Lady Agnes Douglas, Countess of Argyll, about 1574 - 1607. Wife of the 7th Earl of Argyll (1599)
About this artwork
Lady Agnes and her six sisters, daughters of the 6th Earl of Morton, were known as 'the seven pearls of Lochleven', on account of their beauty. She was twenty-five when this portrait was painted and had been married for seven years to the Earl of Argyll, a powerful soldier and statesman. Her black dress is plain, but sets off the fine lace and massive quantities of gold, pearl and diamond jewellery.
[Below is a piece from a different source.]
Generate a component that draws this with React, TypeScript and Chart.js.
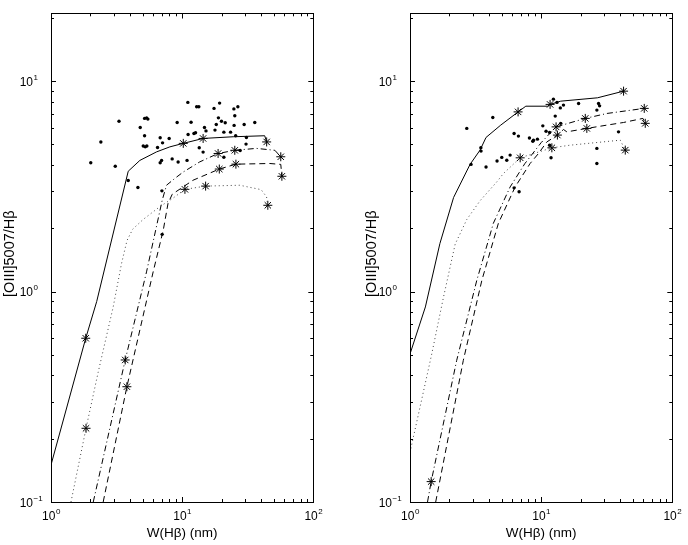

There is a particularly fine pendant pinned to her lace collar, and another on her red hair, which is swept up and padded into a heart-shaped halo.
- title: Lady Agnes Douglas, Countess of Argyll, about 1574 - 1607. Wife of the 7th Earl of Argyll
- accession number: PG 1409
- Attributed to: Adrian VansonNetherlandish (active 1581 - 1602)
- artist: Unknown
- depicted: Lady Agnes Douglas, Countess of Argyll
- gallery: Scottish National Gallery Of Modern Art One(In Storage)
- object type: Painting
- subject: Aristocracy
- medium: Oil on canvas
- date created: 1599
- measurements: 86.40 x 77.50 cm (framed: 93.40 x 103.70 x 4.80 cm)
- credit line: Bequeathed by the Marquess of Lothian 1941
Of Flemish origins, Vanson worked in Edinburgh as a court painter from 1584. He was one of a number of French and Netherlandish artists, craftsmen and merchants living in the city. Vanson produced many portraits of members of the court; in 1585 Vanson was admitted as burgess of Edinburgh for his services to the city. He was the father of the artist Adam de Colone.